Já em casa pensei que as perdia

Na neonatologia já nos tinham dito que é normal um prematuro bolçar bastante, nunca pensamos é que seria tanto. A Carlota dava-nos a impressão que bolçava a totalidade do leite que ingeria. Cada vez que mamava tinha que mudar a roupa porque se molhava toda.

A primeira vez que aconteceu foi num dia à tarde, cerca de uma semana depois de ter tido alta. Estava a dormir ao meu lado no sofá, de barriga para cima como é aconselhado, e de repente começou a mexer freneticamente os braços. Olhei para ela e percebi que estava a deitar um pouco de leite pela boca, que não conseguia respirar e que estava a mudar de cor. Estava engasgada com o leite. Temi o pior. Instintivamente virei-a ao contrário, pousei-a sobre a minha mão esquerda e com a direita comecei a dar-lhe palmadas nas costas (é a chamada Manobra de Heimlich). Não reagiu tão rápido quanto eu queria e naquele desespero meia dúzia de segundos parecem horas. Ao fim de alguns segundos começou a tossir, a chorar e a expelir o leite pela boca. Coloquei-a encostada ao meu peito. Tal como eu estava assustada. E só depois de reverter a situação é que entrei em choque. Pensei mesmo que a podia perder. O que raio tinha acabado de acontecer? Sabia perfeitamente o que tinha sido mas estava incrédula. E se eu não estivesse ao lado dela? E se fosse durante a noite e eu não acordasse?

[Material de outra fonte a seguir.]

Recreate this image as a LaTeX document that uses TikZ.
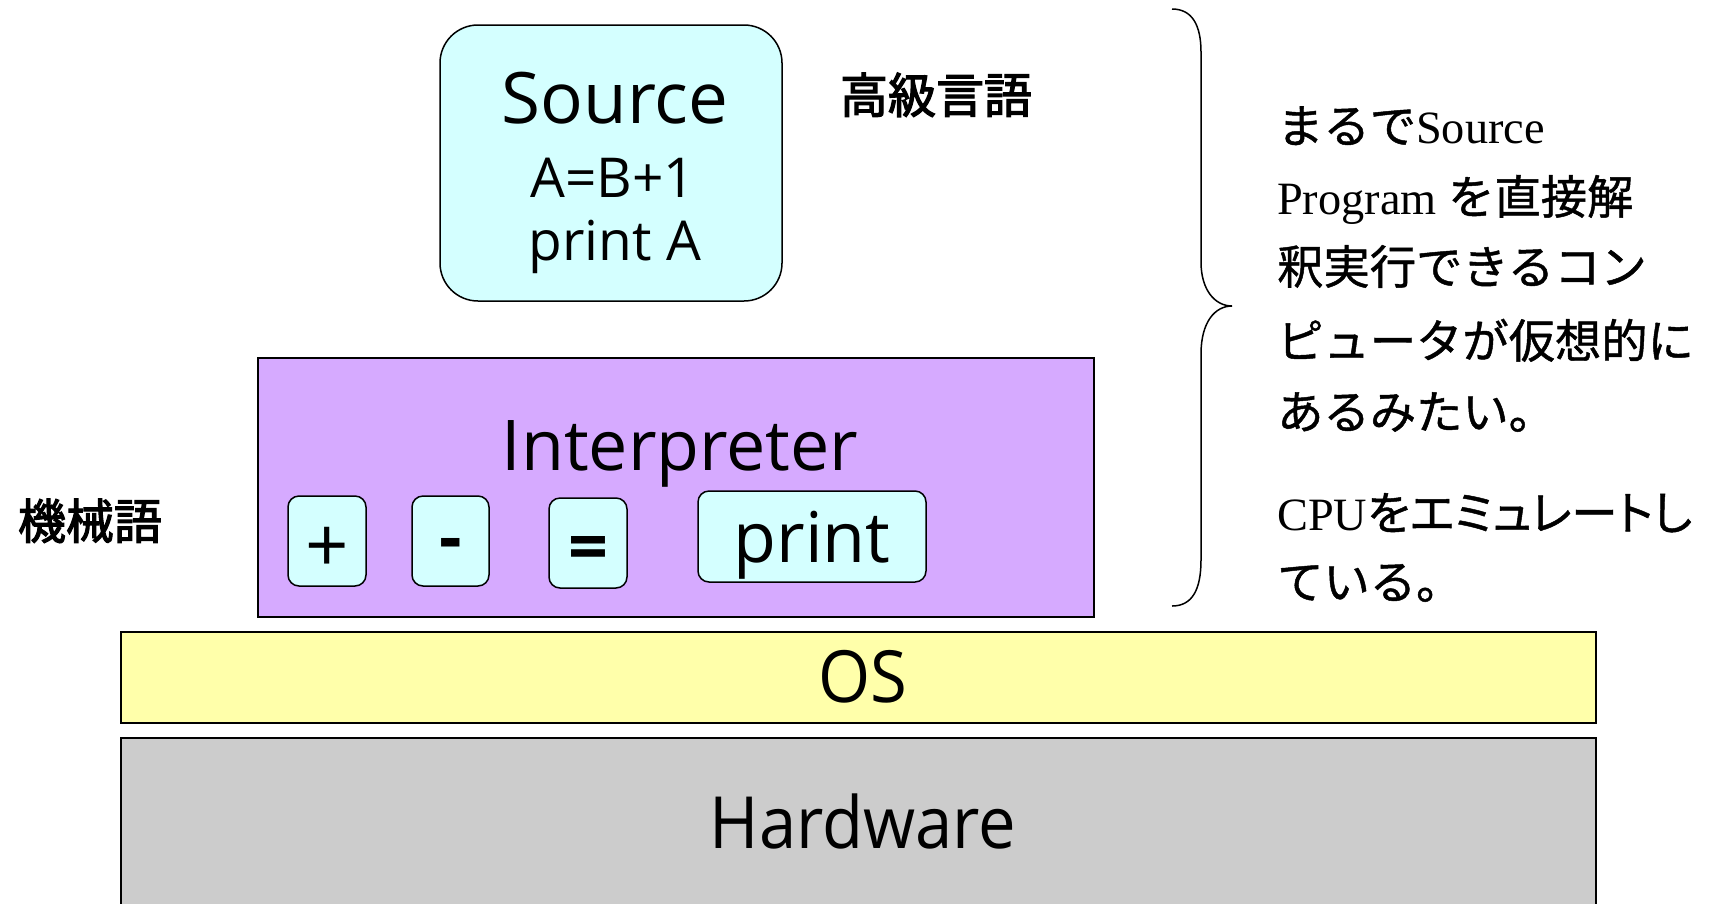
\documentclass[tikz,border=0pt]{standalone}
\usepackage{fontspec}
\setmainfont{Liberation Serif}
\newfontfamily\jp[FakeBold=1]{Noto Sans CJK JP}
\newfontfamily\jpp[FakeBold=1,RawFeature=+palt]{Noto Sans CJK JP}
\newfontfamily\jpb[FakeBold=2.5]{Noto Sans CJK JP}
\newfontfamily\bx{Open Sans}
\definecolor{cyanfill}{RGB}{212,255,255}
\definecolor{lavfill}{RGB}{214,170,255}
\definecolor{yelfill}{RGB}{255,255,170}
\definecolor{grayfill}{RGB}{204,204,204}
\begin{document}
\begin{tikzpicture}[x=1pt,y=-1pt,
  boxline/.style={draw=black, line width=1.5pt, inner sep=0pt},
  layerbox/.style={boxline, rectangle},
  opbox/.style={boxline, fill=cyanfill, rounded corners=11pt},
  bigtxt/.style={inner sep=0pt, anchor=base, font=\bx\fontsize{70}{84}\selectfont},
  midtxt/.style={inner sep=0pt, anchor=base, font=\bx\fontsize{55}{66}\selectfont},
  squeezed/.style={inner sep=0pt, anchor=base, font=\bx\fontsize{72}{86}\selectfont, xscale=0.93},
  jplabel/.style={inner sep=0pt, anchor=base, font=\jpb\fontsize{48}{58}\selectfont},
  note/.style={inner sep=0pt, anchor=base west, font=\fontsize{46.3}{56}\selectfont}
]
\useasboundingbox (0,0) rectangle (1712,903);
\clip (0,0) rectangle (1712,903);

% layers
\node[layerbox, fill=grayfill, minimum width=1475pt, minimum height=174pt] (hw) at (858.5,825) {};
\node[layerbox, fill=yelfill, minimum width=1475pt, minimum height=91pt] (os) at (858.5,677.5) {};
\node[layerbox, fill=lavfill, minimum width=836pt, minimum height=259pt] (interp) at (676,487.5) {};
\node[boxline, fill=cyanfill, rounded corners=38pt, minimum width=342pt, minimum height=276pt] (src) at (611,163) {};

% source text
\node[bigtxt, font=\bx\fontsize{71}{86}\selectfont] (srct) at (615,123) {Source};
\node[midtxt] (srcl1) at (613,197) {A=B+1};
\node[midtxt] (srcl2) at (615,260) {print A};

% interpreter
\node[bigtxt] (interpt) at (680,470) {Interpreter};
\node[opbox, minimum width=78pt, minimum height=90pt] (plus) at (327,541) {};
\node[opbox, minimum width=77pt, minimum height=90pt] (minus) at (450.5,541) {};
\node[opbox, minimum width=78pt, minimum height=90pt] (eq) at (588,543) {};
\node[opbox, minimum width=228pt, minimum height=91pt] (prt) at (812,536.5) {};
\node[bigtxt, font=\bx\fontsize{76}{90}\selectfont] (plust) at (plus.center |- 0,572) {+};
\node[bigtxt, font=\bx\bfseries\fontsize{70}{84}\selectfont] (minust) at (minus.center |- 0,561) {-};
\node[bigtxt, font=\bx\bfseries\fontsize{70}{84}\selectfont] (eqt) at (eq.center |- 0,571) {=};
\node[bigtxt] (prtt) at (prt.center |- 0,562) {print};

% OS / Hardware
\node[squeezed] (ost) at (863,702) {OS};
\node[squeezed] (hwt) at (863,848) {Hardware};

% side labels
\node[jplabel] (koukyu) at (936,113) {高級言語};
\node[jplabel] (kikai) at (90,539) {機械語};

% brace
\draw[line width=1.5pt] (1172,9) .. controls (1192,9) and (1201,25) .. (1201,52)
  -- (1201,262) .. controls (1201,290) and (1215,306) .. (1232,306)
  .. controls (1215,306) and (1201,322) .. (1201,354)
  -- (1201,560) .. controls (1201,590) and (1192,606) .. (1172,606);

% note text
\node[note] (n1) at (1277,143) {{\jp まるで}Source};
\node[note] (n2) at (1277,214) {Program {\jp を直接解}};
\node[note] (n3) at (1277,284) {\jp 釈実行できるコン};
\node[note] (n4) at (1277,358) {\jp ピュータが仮想的に};
\node[note] (n5) at (1277,429) {\jp あるみたい。};
\node[note] (n6) at (1277,530) {CPU{\jpp をエミュレートし}};
\node[note] (n7) at (1277,599) {\jp ている。};
\end{tikzpicture}
\end{document}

E se fosse durante o tempo que eu passava no hospital com a Carminho e a minha mãe não ia saber actuar? A minha filha podia ter morrido.

Os minutos que se seguiram ao pós choque foram de decisões. Devo levar à urgência para ser avaliada? Não me parecia boa ideia porque era muito arriscado para um prematuro. Devo ligar ao pediatra? Ou devo aguardar e estar atenta nas próximas horas. Ela estava reactiva, bem disposta e alimentou-se normalmente a seguir por isso aparentemente estava tudo bem. 

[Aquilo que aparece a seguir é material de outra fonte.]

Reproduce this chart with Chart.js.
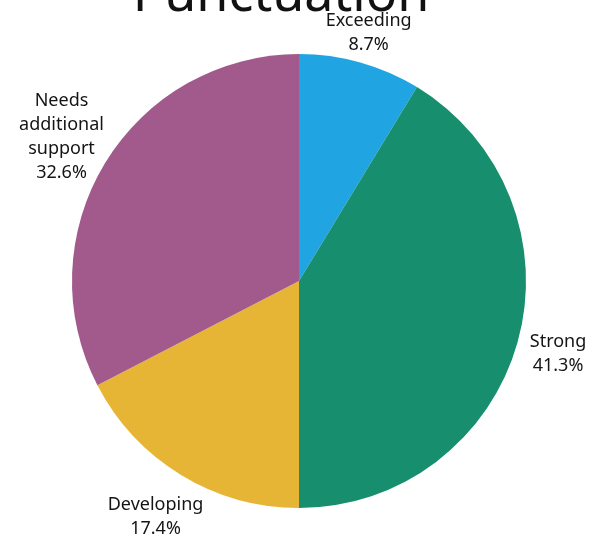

Instalou-se o medo. Sabia que podia voltar a acontecer e tinha medo de não me aperceber e agir atempadamente. Dei uma explicação à minha mãe caso acontecesse durante o tempo em que eu não estivesse e passei a dormir mesmo mal para poder estar atenta. E aconteceu. Não uma, nem duas mas bastantes vezes. A segunda vez levei-a urgência mas como ela era amamentada com o meu leite não havia nada a fazer. Só mais tarde o pediatra sugeriu que extraísse o meu leite e adicionasse espessante. Foi remédio santo. Para além disso passei a deita-la de lado (que não é mesmo aconselhado mas no desespero fiz) e nunca mais aconteceu. 

Quando a Carminho teve alta a Carlota já não tinha estes episódios há algum tempo. Mas uns dias depois eis que o mesmo acontece com a Carminho. Também num dia à tarde a vejo a mexer freneticamente os braços e todos os restantes sinais iguais a Carlota. A mesma reação da minha parte e o mesmo choque imediatamente a seguir. No caso da Carminho chamei o INEM. Ficou prostrado, sonolenta e com uma respiração ruidosa. Valeu-nos mais duas noites na neonatologia em observação e uma alta com indicação para dar leite materno com espessante ou leite adaptado AR. Mesmo assim ainda teve uns cinco episódios. 


A coisa em que eu mais pensava era que se eu não soubesse como agir no momento era claro que  a ambulância não conseguia chegar a tempo. E depois de tudo o que elas já tinha passado podia te-las perdido. Foram sustos de morte e um medo incontrolável.